After the third and last operation on his knee in November 1986, his surgeon told him he had a 50-50 chance to resume his career.

"I did everything he told me, and unfortunately it just didn't work out," Ruland says. "There was nothing I could do about it. I thought I had six or seven good years left in me, but . . ."

Ruland went to Philadelphia in summer 1986 in a controversial trade that sent the 76ers' Moses Malone and Terry Catledge and two first-round draft choices to the Washington Bullets for Ruland and Cliff Robinson. Ruland, who had an iron-man reputation in his first three years in the NBA because of his durability and work ethic, apparently had recovered from a string of injuries, the worst of which was in the left knee. He was declared fit by the 76ers' doctors.

"I had never worked so hard," Ruland says. "I was in the best shape of my life. I had reduced my body fat from 19 to 13 percent. My bad knee actually tested out stronger than the good one. But when I started playing, it began breaking down again."

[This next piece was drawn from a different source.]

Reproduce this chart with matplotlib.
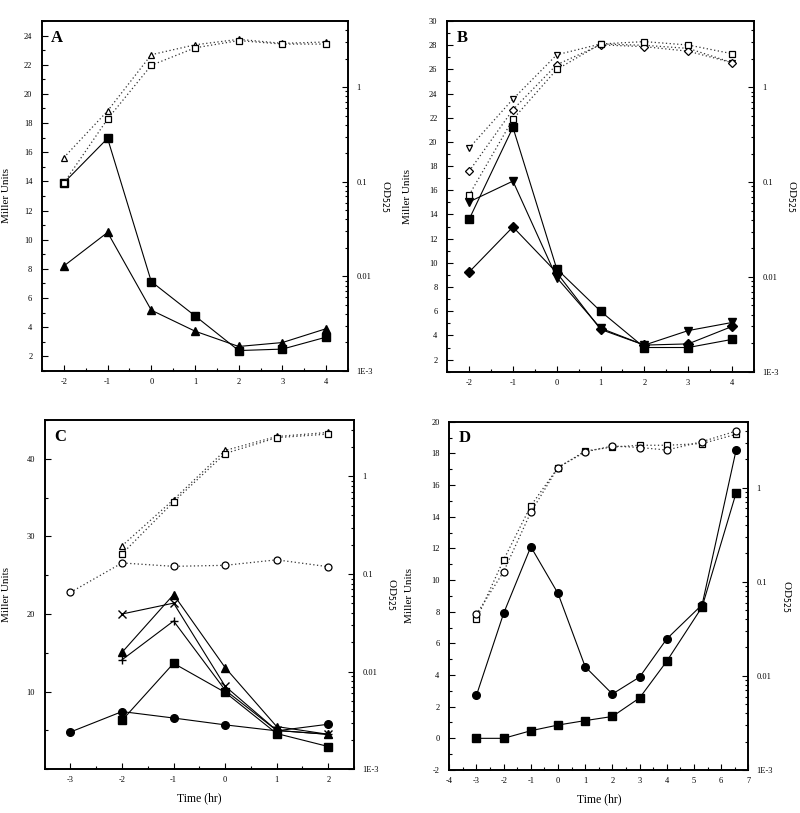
import numpy as np
from matplotlib import pyplot as plt
from matplotlib.ticker import FixedLocator, MultipleLocator, LogLocator, FuncFormatter, NullFormatter

plt.rcParams['font.family'] = ['Liberation Serif', 'DejaVu Serif']
plt.rcParams['axes.unicode_minus'] = False

# ---- panel A ----
a_t = [-2, -1, 0, 1, 2, 3, 4]
a_sq_mu = [13.9, 16.95, 7.13, 4.78, 2.4, 2.5, 3.32]
a_tri_mu = [8.2, 10.5, 5.17, 3.73, 2.68, 2.95, 3.9]
a_tri_od = [0.18, 0.56, 2.2, 2.8, 3.2, 2.9, 3.0]
a_sq_od = [0.097, 0.46, 1.7, 2.6, 3.1, 2.85, 2.85]

# ---- panel B ----
b_t = [-2, -1, 0, 1, 2, 3, 4]
b_sq_mu = [13.6, 21.2, 9.5, 6.0, 3.0, 3.0, 3.67]
b_vtri_mu = [15.04, 16.76, 8.78, 4.6, 3.2, 4.4, 5.07]
b_dia_mu = [9.24, 12.97, 9.19, 4.5, 3.2, 3.3, 4.74]
b_vtri_od = [0.228, 0.75, 2.2, 2.86, 2.77, 2.57, 1.82]
b_dia_od = [0.13, 0.58, 1.73, 2.8, 2.68, 2.4, 1.82]
b_sq_od = [0.073, 0.46, 1.54, 2.86, 3.03, 2.79, 2.26]

# ---- panel C ----
c_t = [-3, -2, -1, 0, 1, 2]
c_t2 = [-2, -1, 0, 1, 2]
c_tri_mu = [15.06, 22.5, 13.1, 5.5, 4.5]
c_x_mu = [20.0, 21.4, 10.7, 5.0, 4.5]
c_plus_mu = [14.1, 19.1, 10.2, 5.0, 4.5]
c_sq_mu = [6.3, 13.65, 9.9, 4.6, 2.93]
c_ci_mu = [4.8, 7.43, 6.6, 5.72, 4.95, 5.8]
c_tri_od = [0.195, 0.58, 1.85, 2.57, 2.83]
c_sq_od = [0.161, 0.55, 1.72, 2.5, 2.72]
c_ci_od = [0.065, 0.130, 0.12, 0.123, 0.14, 0.119]

# ---- panel D ----
d_t = [-3, -2, -1, 0, 1, 2, 3, 4, 5.3, 6.55]
d_ci_mu = [2.72, 7.9, 12.1, 9.15, 4.52, 2.8, 3.87, 6.28, 8.44, 18.2]
d_sq_mu = [0.0, 0.0, 0.48, 0.84, 1.12, 1.38, 2.55, 4.87, 8.3, 15.5]
d_ci_od = [0.045, 0.128, 0.547, 1.63, 2.39, 2.76, 2.66, 2.5, 3.07, 3.98]
d_sq_od = [0.040, 0.171, 0.64, 1.63, 2.44, 2.69, 2.81, 2.81, 2.93, 3.67]

fig = plt.figure(figsize=(8, 8.13), dpi=100)

SOLID = dict(color='black', linewidth=0.8, markersize=5.5)
DOT = dict(color='0.2', linewidth=0.9, linestyle=(0, (1, 2)), markersize=5,
           markerfacecolor='white', markeredgecolor='black', markeredgewidth=0.9)


def od_fmt(v, pos):
    labels = {1: '1', 0.1: '0.1', 0.01: '0.01', 0.001: '1E-3'}
    for k, s in labels.items():
        if abs(v - k) / k < 1e-6:
            return s
    return ''


def setup(rect, letter, xlim, ylim, ymaj, ymin, xmaj, xmin, od_top, lab_x, xlabel=False):
    ax = fig.add_axes(rect)
    ax.set_xlim(*xlim)
    ax.set_ylim(*ylim)
    ax.yaxis.set_major_locator(FixedLocator(ymaj))
    ax.yaxis.set_minor_locator(MultipleLocator(ymin))
    ax.xaxis.set_major_locator(FixedLocator(xmaj))
    ax.xaxis.set_minor_locator(MultipleLocator(xmin))
    ax.tick_params(which='both', direction='in', labelsize=6, width=0.8)
    ax.tick_params(which='major', length=4, pad=7)
    ax.tick_params(which='minor', length=2)
    ax.tick_params(axis='x', pad=5)
    for s in ax.spines.values():
        s.set_linewidth(1.2)
    ax.set_ylabel('Miller Units', fontsize=8)
    ax.yaxis.set_label_coords(lab_x, 0.5)
    if xlabel:
        ax.set_xlabel('Time (hr)', fontsize=8.5, labelpad=6)
    ax.text(0.03, 0.975, letter, transform=ax.transAxes, fontsize=12,
            fontweight='bold', va='top', ha='left')
    ax2 = ax.twinx()
    ax2.set_yscale('log')
    ax2.set_ylim(1e-3, od_top)
    ax2.yaxis.set_major_locator(FixedLocator([1e-3, 1e-2, 1e-1, 1]))
    ax2.yaxis.set_minor_locator(LogLocator(base=10, subs=np.arange(2, 10)))
    ax2.yaxis.set_major_formatter(FuncFormatter(od_fmt))
    ax2.yaxis.set_minor_formatter(NullFormatter())
    ax2.tick_params(which='both', direction='in', labelsize=6, width=0.8)
    ax2.tick_params(which='major', length=4, pad=6)
    ax2.tick_params(which='minor', length=2)
    ax2.set_ylabel('OD$_{525}$', fontsize=8, rotation=270, labelpad=14)
    for s in ax2.spines.values():
        s.set_linewidth(1.2)
    return ax, ax2


# A
ax, ax2 = setup([0.0525, 0.5437, 0.3825, 0.4305], 'A', (-2.5, 4.5), (1, 25),
                list(range(2, 25, 2)), 1, list(range(-2, 5)), 0.5, 5, -0.1)
ax.plot(a_t, a_sq_mu, marker='s', **SOLID)
ax.plot(a_t, a_tri_mu, marker='^', **SOLID)
ax2.plot(a_t, a_tri_od, marker='^', **DOT)
ax2.plot(a_t, a_sq_od, marker='s', **DOT)

# B
ax, ax2 = setup([0.559, 0.5428, 0.3834, 0.4314], 'B', (-2.5, 4.5), (1, 30),
                list(range(2, 31, 2)), 1, list(range(-2, 5)), 0.5, 5, -0.115)
ax.plot(b_t, b_sq_mu, marker='s', **SOLID)
ax.plot(b_t, b_vtri_mu, marker='v', **SOLID)
ax.plot(b_t, b_dia_mu, marker='D', **dict(SOLID, markersize=5))
ax2.plot(b_t, b_vtri_od, marker='v', **DOT)
ax2.plot(b_t, b_dia_od, marker='D', **dict(DOT, markersize=4.5))
ax2.plot(b_t, b_sq_od, marker='s', **DOT)

# C
ax, ax2 = setup([0.0559, 0.0538, 0.3866, 0.4297], 'C', (-3.5, 2.5), (0, 45),
                [10, 20, 30, 40], 5, list(range(-3, 3)), 0.5, 3.8, -0.11, xlabel=True)
ax.plot(c_t2, c_tri_mu, marker='^', **SOLID)
ax.plot(c_t2, c_x_mu, marker='x', **dict(SOLID, markersize=6))
ax.plot(c_t2, c_plus_mu, marker='+', **dict(SOLID, markersize=6))
ax.plot(c_t2, c_sq_mu, marker='s', **SOLID)
ax.plot(c_t, c_ci_mu, marker='o', **SOLID)
ax2.plot(c_t2, c_tri_od, marker='^', **DOT)
ax2.plot(c_t2, c_sq_od, marker='s', **DOT)
ax2.plot(c_t, c_ci_od, marker='o', **DOT)

# D
ax, ax2 = setup([0.5616, 0.0529, 0.3738, 0.4284], 'D', (-4, 7), (-2, 20),
                list(range(-2, 21, 2)), 1, list(range(-4, 8)), 0.5, 5, -0.118, xlabel=True)
ax.plot(d_t, d_ci_mu, marker='o', **SOLID)
ax.plot(d_t, d_sq_mu, marker='s', **SOLID)
ax2.plot(d_t, d_sq_od, marker='s', **DOT)
ax2.plot(d_t, d_ci_od, marker='o', **DOT)

fig.savefig('out.png', dpi=100)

If there is anything that hurts now more than the knee, it is the memory of those few games at the Spectrum in a 76ers uniform.

"You couldn't help but hear," he says. "The first time the Bullets came to town, there was this big fat guy in the front row with a sign that read:

Moses Always Great,

Ruland Always Hurt

"I couldn't blame the guy, because at the time it was true. But it hurt. I know what Moses could do. He's a great player and everything. But I could play him even up, and as far as being an all-round player, I considered myself a better player. I could do some other things.

"Nobody knows how hard I worked. Nobody has ever worked any harder than I did that summer {before training camp}. And then, for the people in the stands to say the things they did. They never realized that I wanted to play more than they wanted me to play. . . . The thing that bothers me more than anything was getting traded to a team like the Sixers, a team with so much talent, a chance to win a championship -- and to get to play only five games . . ."

Ruland has no contractual obligations to the 76ers, but he may scout for them later this season. He will be collecting $800,000 in deferred payments from the Bullets the next four years, and in the next two months, he will receive a $1.5 million, tax-free insurance settlement from Lloyd's of London because of the career-ending knee injury.

When Ruland, a second-round draft pick, joined the NBA in 1981, it was thought that he never would be more than a backup center. But he became a starter immediately and was an all-star selection two years. He had great energy, great work habits, great goals and a great talent that was still developing.

He still has the energy and the work habits, but the goals have been altered.

"I just want to be able to lead a normal life," he says, "be able to walk, play some golf, spend time with my family. I just don't want to have to walk with a cane, or be in a wheelchair."